Charts and diagrams as code:

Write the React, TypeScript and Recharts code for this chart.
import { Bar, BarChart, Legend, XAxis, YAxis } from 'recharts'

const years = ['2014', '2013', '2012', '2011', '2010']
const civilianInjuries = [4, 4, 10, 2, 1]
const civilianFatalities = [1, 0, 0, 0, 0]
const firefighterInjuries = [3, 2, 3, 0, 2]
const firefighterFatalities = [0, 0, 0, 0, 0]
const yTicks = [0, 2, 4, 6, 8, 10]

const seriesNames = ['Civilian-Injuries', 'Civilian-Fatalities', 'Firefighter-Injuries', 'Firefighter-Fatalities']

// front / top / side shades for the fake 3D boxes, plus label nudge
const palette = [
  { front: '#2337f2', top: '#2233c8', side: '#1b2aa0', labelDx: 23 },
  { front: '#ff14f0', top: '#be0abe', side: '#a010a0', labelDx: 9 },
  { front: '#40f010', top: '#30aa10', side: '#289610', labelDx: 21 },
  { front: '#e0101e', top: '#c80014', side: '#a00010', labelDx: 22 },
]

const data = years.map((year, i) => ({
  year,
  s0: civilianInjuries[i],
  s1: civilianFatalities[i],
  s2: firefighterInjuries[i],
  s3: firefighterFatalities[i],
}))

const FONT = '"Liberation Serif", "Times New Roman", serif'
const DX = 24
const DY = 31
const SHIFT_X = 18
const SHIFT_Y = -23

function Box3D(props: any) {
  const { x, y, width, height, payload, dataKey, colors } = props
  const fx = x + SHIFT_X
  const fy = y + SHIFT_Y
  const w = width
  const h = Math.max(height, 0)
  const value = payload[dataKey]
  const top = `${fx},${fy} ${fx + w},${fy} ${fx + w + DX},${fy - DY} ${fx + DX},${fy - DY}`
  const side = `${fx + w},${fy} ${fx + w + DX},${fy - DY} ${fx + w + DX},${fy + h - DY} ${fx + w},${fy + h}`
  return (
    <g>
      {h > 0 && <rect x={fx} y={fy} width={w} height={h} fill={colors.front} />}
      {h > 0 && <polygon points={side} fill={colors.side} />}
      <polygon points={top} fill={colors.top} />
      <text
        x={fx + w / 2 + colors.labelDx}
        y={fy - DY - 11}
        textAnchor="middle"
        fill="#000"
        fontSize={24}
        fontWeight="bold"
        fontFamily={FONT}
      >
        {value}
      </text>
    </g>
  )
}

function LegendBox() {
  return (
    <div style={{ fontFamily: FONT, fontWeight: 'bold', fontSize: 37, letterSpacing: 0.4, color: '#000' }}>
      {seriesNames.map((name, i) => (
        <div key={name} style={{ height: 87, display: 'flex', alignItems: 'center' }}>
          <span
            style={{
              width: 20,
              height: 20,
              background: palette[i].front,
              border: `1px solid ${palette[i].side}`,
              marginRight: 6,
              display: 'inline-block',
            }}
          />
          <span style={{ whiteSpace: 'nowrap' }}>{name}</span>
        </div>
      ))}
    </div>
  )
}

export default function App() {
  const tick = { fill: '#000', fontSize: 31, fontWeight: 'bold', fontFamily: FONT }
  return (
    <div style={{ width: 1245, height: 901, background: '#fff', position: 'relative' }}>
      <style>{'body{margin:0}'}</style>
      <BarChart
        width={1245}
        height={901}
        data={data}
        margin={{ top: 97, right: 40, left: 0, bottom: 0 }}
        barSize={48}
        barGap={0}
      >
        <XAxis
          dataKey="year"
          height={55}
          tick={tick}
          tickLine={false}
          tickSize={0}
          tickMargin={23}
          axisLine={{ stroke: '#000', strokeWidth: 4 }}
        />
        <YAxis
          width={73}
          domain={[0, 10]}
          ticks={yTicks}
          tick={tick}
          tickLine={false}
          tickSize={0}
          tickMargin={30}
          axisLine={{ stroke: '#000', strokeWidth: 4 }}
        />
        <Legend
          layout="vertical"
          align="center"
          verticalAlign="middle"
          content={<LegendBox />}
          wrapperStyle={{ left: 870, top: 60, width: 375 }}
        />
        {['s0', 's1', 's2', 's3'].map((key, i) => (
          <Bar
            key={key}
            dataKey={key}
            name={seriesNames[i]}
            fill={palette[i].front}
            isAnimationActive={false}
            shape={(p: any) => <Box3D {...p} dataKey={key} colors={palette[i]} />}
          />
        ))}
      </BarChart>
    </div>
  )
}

---

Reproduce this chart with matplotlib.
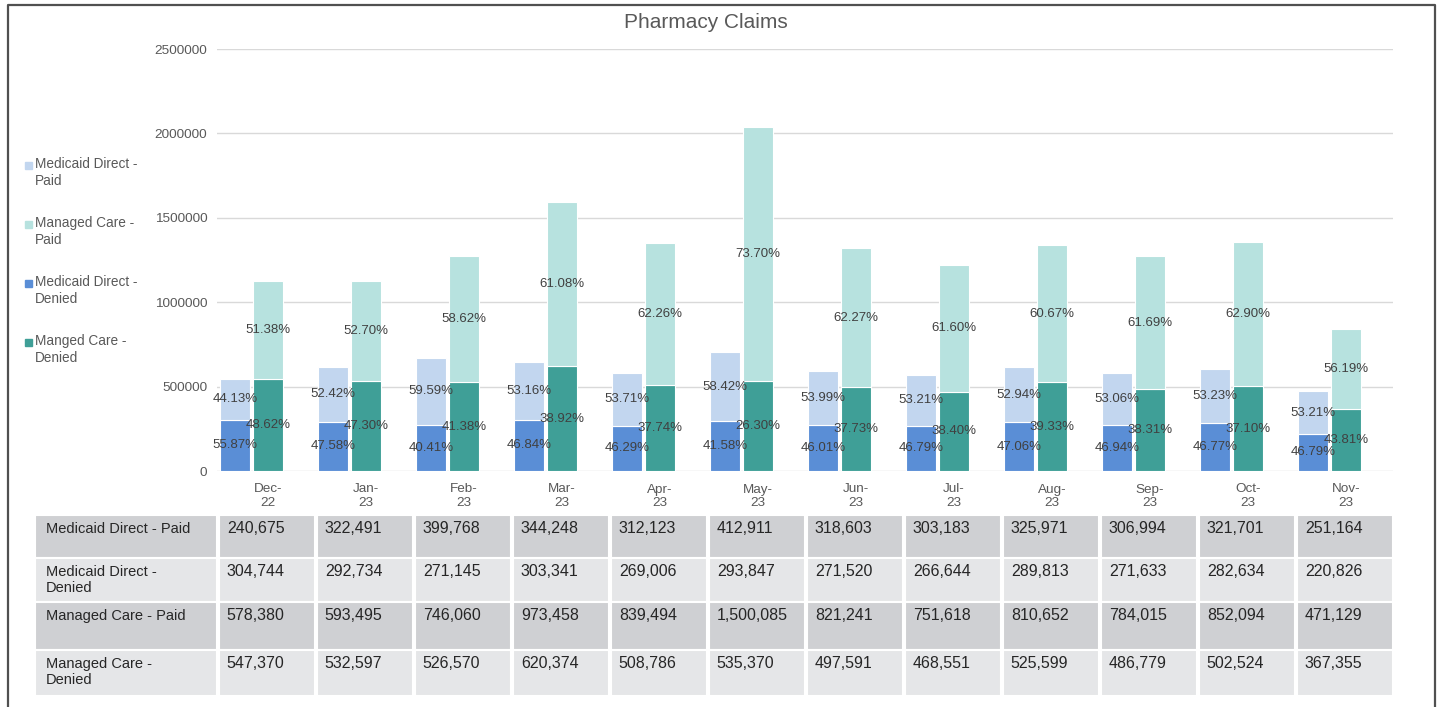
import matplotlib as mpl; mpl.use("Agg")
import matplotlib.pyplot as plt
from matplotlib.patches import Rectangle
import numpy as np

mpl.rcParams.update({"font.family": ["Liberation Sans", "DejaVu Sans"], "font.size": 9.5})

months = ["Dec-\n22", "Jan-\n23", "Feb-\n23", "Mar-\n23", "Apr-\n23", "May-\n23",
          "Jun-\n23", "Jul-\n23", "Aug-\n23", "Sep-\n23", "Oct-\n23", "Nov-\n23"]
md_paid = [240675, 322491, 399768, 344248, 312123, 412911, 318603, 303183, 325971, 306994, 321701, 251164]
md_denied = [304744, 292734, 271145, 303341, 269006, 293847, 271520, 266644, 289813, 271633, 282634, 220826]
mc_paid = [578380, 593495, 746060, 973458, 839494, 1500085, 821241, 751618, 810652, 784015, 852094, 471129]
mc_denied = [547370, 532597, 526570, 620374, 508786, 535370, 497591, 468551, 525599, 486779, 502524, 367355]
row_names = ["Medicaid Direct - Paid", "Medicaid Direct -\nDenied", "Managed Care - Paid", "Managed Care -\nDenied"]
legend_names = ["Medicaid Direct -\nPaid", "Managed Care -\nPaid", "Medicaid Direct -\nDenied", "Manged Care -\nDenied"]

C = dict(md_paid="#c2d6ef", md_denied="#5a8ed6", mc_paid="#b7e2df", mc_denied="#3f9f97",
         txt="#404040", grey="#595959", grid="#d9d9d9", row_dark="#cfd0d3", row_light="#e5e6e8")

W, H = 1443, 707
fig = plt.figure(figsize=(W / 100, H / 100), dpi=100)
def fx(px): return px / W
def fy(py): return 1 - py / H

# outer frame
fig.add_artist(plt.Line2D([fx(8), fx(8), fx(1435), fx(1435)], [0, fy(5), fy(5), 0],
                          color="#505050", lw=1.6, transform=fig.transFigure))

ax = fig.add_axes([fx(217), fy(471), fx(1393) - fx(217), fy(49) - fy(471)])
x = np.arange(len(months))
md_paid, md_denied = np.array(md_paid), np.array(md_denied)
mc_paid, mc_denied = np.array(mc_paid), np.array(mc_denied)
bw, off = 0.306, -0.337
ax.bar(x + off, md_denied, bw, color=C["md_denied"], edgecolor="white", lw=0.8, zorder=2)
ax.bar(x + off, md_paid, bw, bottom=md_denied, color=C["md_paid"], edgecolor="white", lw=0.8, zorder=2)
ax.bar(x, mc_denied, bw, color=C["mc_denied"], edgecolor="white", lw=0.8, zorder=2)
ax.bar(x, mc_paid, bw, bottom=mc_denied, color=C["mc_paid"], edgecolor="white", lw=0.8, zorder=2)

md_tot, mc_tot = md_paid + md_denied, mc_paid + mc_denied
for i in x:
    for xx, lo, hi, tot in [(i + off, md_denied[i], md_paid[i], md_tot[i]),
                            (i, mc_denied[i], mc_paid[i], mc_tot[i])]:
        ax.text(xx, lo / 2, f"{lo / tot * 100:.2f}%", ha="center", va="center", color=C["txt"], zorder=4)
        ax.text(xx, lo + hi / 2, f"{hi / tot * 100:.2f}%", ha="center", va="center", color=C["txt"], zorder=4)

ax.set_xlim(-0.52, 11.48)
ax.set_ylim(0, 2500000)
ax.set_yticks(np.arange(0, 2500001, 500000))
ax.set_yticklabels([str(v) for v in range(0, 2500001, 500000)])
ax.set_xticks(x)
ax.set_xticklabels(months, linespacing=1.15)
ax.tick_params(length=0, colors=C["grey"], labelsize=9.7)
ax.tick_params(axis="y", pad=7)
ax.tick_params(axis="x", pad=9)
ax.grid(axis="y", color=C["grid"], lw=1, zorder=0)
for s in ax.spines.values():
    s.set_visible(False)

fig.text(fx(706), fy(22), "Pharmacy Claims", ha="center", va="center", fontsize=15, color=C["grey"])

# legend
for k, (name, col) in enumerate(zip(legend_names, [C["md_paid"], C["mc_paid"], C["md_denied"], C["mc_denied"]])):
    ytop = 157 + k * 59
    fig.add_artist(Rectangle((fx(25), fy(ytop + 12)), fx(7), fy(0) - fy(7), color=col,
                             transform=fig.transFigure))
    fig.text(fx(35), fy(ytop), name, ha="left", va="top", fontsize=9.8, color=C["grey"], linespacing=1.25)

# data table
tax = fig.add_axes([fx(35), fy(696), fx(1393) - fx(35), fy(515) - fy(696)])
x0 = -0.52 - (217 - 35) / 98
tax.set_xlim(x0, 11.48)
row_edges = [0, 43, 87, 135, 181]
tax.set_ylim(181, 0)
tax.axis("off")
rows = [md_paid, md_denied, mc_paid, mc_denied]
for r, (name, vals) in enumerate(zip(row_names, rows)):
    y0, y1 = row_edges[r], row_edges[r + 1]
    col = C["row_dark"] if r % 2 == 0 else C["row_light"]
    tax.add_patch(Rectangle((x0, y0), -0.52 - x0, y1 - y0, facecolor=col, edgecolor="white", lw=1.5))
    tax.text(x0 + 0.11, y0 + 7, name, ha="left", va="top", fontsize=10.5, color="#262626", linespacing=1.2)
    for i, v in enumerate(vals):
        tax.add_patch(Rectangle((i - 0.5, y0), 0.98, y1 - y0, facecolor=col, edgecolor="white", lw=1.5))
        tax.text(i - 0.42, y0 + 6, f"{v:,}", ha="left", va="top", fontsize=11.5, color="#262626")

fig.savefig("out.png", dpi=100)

__The exercise__
In the material above, locate the line containing "Write the React, TypeScript" and the line containing "Legend, XAxis, YAxis". Transcribe exactly those two lines and every line between them, and nothing more.

__The result__
Write the React, TypeScript and Recharts code for this chart.
import { Bar, BarChart, Legend, XAxis, YAxis } from 'recharts'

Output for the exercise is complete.